*WHAT IS ASKED*. Without the pictures, print the lines running from the beginning of the material to the line containing "const errData = categories.map((c, i)", both ends included.

*DATA BLOCK*.
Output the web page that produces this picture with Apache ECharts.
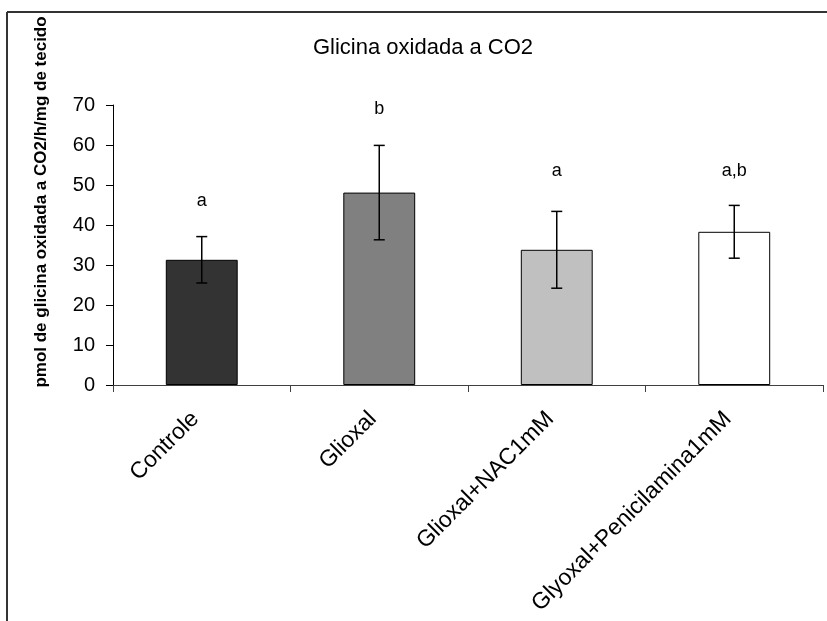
<!DOCTYPE html>
<html>
<head>
<meta charset="utf-8">
<script src="https://cdn.jsdelivr.net/npm/echarts@6/dist/echarts.min.js"></script>
<style>
html,body{margin:0;padding:0;background:#fff;}
#chart{width:827px;height:621px;}
</style>
</head>
<body>
<div id="chart"></div>
<script>
const categories = ['Controle', 'Glioxal', 'Glioxal+NAC1mM', 'Glyoxal+Penicilamina1mM'];
const means = [31.3, 48.1, 33.8, 38.3];
const errors = [5.8, 11.8, 9.6, 6.6];
const letters = ['a', 'b', 'a', 'a,b'];
const letterY = [46, 69, 53.5, 53.5];
const barColors = ['#333333', '#808080', '#c0c0c0', '#ffffff'];
const yTicks = [0, 10, 20, 30, 40, 50, 60, 70];

const FONT = '"Liberation Sans", Arial, sans-serif';
const chart = echarts.init(document.getElementById('chart'), null, {renderer: 'canvas'});

const errData = categories.map((c, i) => [i, means[i], errors[i], letterY[i], letters[i]]);

chart.setOption({
  backgroundColor: '#ffffff',
  animation: false,
  title: {
    text: 'Glicina oxidada a CO2',
    left: 418, top: 32, textAlign: 'center',
    textStyle: {fontFamily: FONT, fontSize: 22, fontWeight: 'normal', color: '#000'}
  },
  grid: {left: 113, right: 4, top: 105, bottom: 236, containLabel: false},
  xAxis: {
    type: 'category',
    data: categories,
    axisLine: {lineStyle: {color: '#404040', width: 1}},
    axisTick: {show: true, alignWithLabel: false, interval: 0, length: 7, lineStyle: {color: '#404040'}},
    axisLabel: {
      interval: 0, rotate: 45, margin: 24, padding: [0, 9, 0, 0],
      fontFamily: FONT, fontSize: 23, color: '#000'
    },
    splitLine: {show: false}
  },
  yAxis: {
    type: 'value',
    min: yTicks[0], max: yTicks[yTicks.length - 1], interval: 10,
    axisLine: {show: true, lineStyle: {color: '#000', width: 1}},
    axisTick: {show: true, length: 7, lineStyle: {color: '#000'}},
    axisLabel: {margin: 18, fontFamily: FONT, fontSize: 20, color: '#000'},
    splitLine: {show: false}
  },
  graphic: [
    {type: 'line', shape: {x1: 7, y1: 12, x2: 827, y2: 12}, style: {stroke: '#333', lineWidth: 2}},
    {type: 'line', shape: {x1: 7, y1: 12, x2: 7, y2: 621}, style: {stroke: '#333', lineWidth: 2}},
    {
      type: 'text', x: 41, y: 202, rotation: Math.PI / 2,
      style: {
        text: 'pmol de glicina oxidada a CO2/h/mg de tecido',
        font: 'bold 17px "Liberation Sans", Arial, sans-serif',
        fill: '#000', textAlign: 'center', textVerticalAlign: 'middle'
      }
    }
  ],
  series: [
    {
      type: 'bar',
      barWidth: '40.5%',
      data: means.map((v, i) => ({
        value: v,
        itemStyle: {color: barColors[i], borderColor: '#000', borderWidth: 1}
      })),
      z: 2
    },
    {
      type: 'custom',
      z: 5,
      data: errData,
      renderItem: function (params, api) {
        const x = api.value(0);
        const m = api.value(1);
        const e = api.value(2);
        const top = api.coord([x, m + e]);
        const bot = api.coord([x, m - e]);
        const lp = api.coord([x, api.value(3)]);
        const cap = 5.5;
        const ls = {stroke: '#000', lineWidth: 1.5};
        return {
          type: 'group',
          children: [
            {type: 'line', shape: {x1: top[0], y1: top[1], x2: bot[0], y2: bot[1]}, style: ls},
            {type: 'line', shape: {x1: top[0] - cap, y1: top[1], x2: top[0] + cap, y2: top[1]}, style: ls},
            {type: 'line', shape: {x1: bot[0] - cap, y1: bot[1], x2: bot[0] + cap, y2: bot[1]}, style: ls},
            {type: 'text', x: lp[0], y: lp[1], style: {
              text: letters[params.dataIndex],
              font: '18px "Liberation Sans", Arial, sans-serif',
              fill: '#000', textAlign: 'center', textVerticalAlign: 'middle'
            }}
          ]
        };
      }
    }
  ]
});
</script>
</body>
</html>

*TASK RESPONSE*.
Output the web page that produces this picture with Apache ECharts.
<!DOCTYPE html>
<html>
<head>
<meta charset="utf-8">
<script src="https://cdn.jsdelivr.net/npm/echarts@6/dist/echarts.min.js"></script>
<style>
html,body{margin:0;padding:0;background:#fff;}
#chart{width:827px;height:621px;}
</style>
</head>
<body>
<div id="chart"></div>
<script>
const categories = ['Controle', 'Glioxal', 'Glioxal+NAC1mM', 'Glyoxal+Penicilamina1mM'];
const means = [31.3, 48.1, 33.8, 38.3];
const errors = [5.8, 11.8, 9.6, 6.6];
const letters = ['a', 'b', 'a', 'a,b'];
const letterY = [46, 69, 53.5, 53.5];
const barColors = ['#333333', '#808080', '#c0c0c0', '#ffffff'];
const yTicks = [0, 10, 20, 30, 40, 50, 60, 70];

const FONT = '"Liberation Sans", Arial, sans-serif';
const chart = echarts.init(document.getElementById('chart'), null, {renderer: 'canvas'});

const errData = categories.map((c, i) => [i, means[i], errors[i], letterY[i], letters[i]]);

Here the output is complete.